• **Instructions for the task**
Omit pictures and quote the listing below line by line, from its start through the line that holds "fill=cGreen] (msg) at".

• **Data section**
#####

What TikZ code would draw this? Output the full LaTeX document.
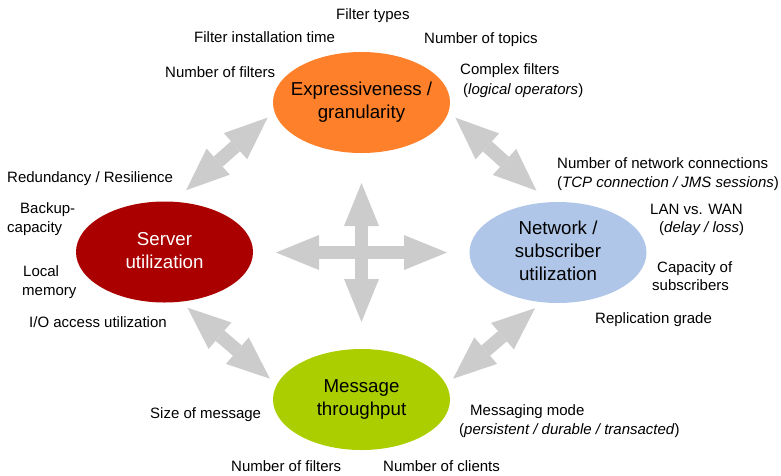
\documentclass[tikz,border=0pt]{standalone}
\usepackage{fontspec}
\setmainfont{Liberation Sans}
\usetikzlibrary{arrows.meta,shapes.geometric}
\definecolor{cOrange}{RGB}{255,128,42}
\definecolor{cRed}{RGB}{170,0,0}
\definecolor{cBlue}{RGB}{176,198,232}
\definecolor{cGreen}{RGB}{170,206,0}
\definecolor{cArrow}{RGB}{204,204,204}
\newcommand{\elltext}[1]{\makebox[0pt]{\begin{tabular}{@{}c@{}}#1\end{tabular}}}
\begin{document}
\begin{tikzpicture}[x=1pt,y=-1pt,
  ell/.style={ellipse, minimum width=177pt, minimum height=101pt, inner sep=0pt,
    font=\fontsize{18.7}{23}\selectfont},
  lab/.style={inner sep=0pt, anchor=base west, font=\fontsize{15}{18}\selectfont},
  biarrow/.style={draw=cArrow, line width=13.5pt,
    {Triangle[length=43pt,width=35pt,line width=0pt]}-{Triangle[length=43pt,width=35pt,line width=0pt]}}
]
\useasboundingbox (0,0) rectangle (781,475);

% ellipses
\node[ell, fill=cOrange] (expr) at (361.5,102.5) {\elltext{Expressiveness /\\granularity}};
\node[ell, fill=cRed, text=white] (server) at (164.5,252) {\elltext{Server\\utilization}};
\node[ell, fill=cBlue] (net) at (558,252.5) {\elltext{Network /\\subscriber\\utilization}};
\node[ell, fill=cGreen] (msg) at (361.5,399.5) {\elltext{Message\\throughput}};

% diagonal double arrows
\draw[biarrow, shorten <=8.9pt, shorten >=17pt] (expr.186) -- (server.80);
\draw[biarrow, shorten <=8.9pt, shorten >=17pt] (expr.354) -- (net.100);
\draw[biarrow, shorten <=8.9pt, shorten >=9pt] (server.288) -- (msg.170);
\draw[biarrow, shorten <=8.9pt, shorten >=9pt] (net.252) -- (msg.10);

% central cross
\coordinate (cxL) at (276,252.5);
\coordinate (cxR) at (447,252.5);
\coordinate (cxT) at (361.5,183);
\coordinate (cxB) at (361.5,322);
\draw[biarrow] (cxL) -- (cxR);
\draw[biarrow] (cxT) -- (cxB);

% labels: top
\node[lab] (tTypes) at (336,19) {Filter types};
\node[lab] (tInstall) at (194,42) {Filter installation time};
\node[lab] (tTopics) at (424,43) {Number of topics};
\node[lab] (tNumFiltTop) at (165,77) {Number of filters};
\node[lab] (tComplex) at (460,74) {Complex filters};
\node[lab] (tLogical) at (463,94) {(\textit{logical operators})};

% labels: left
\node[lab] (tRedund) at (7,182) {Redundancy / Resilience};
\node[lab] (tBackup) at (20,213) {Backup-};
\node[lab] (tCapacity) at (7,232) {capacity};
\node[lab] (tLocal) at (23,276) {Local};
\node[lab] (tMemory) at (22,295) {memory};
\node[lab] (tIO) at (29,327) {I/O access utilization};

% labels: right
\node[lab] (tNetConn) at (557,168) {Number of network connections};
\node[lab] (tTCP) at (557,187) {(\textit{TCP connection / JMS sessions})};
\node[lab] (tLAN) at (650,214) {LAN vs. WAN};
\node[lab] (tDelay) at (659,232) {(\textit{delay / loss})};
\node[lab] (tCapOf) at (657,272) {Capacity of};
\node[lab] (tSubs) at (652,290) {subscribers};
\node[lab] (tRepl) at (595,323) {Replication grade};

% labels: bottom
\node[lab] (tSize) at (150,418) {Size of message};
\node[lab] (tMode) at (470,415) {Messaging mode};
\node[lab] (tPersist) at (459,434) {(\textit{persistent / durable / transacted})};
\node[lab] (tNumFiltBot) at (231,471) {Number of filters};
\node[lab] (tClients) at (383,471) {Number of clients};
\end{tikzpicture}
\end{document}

#####

• **Solution for this exercise**
What TikZ code would draw this? Output the full LaTeX document.
\documentclass[tikz,border=0pt]{standalone}
\usepackage{fontspec}
\setmainfont{Liberation Sans}
\usetikzlibrary{arrows.meta,shapes.geometric}
\definecolor{cOrange}{RGB}{255,128,42}
\definecolor{cRed}{RGB}{170,0,0}
\definecolor{cBlue}{RGB}{176,198,232}
\definecolor{cGreen}{RGB}{170,206,0}
\definecolor{cArrow}{RGB}{204,204,204}
\newcommand{\elltext}[1]{\makebox[0pt]{\begin{tabular}{@{}c@{}}#1\end{tabular}}}
\begin{document}
\begin{tikzpicture}[x=1pt,y=-1pt,
  ell/.style={ellipse, minimum width=177pt, minimum height=101pt, inner sep=0pt,
    font=\fontsize{18.7}{23}\selectfont},
  lab/.style={inner sep=0pt, anchor=base west, font=\fontsize{15}{18}\selectfont},
  biarrow/.style={draw=cArrow, line width=13.5pt,
    {Triangle[length=43pt,width=35pt,line width=0pt]}-{Triangle[length=43pt,width=35pt,line width=0pt]}}
]
\useasboundingbox (0,0) rectangle (781,475);

% ellipses
\node[ell, fill=cOrange] (expr) at (361.5,102.5) {\elltext{Expressiveness /\\granularity}};
\node[ell, fill=cRed, text=white] (server) at (164.5,252) {\elltext{Server\\utilization}};
\node[ell, fill=cBlue] (net) at (558,252.5) {\elltext{Network /\\subscriber\\utilization}};
\node[ell, fill=cGreen] (msg) at (361.5,399.5) {\elltext{Message\\throughput}};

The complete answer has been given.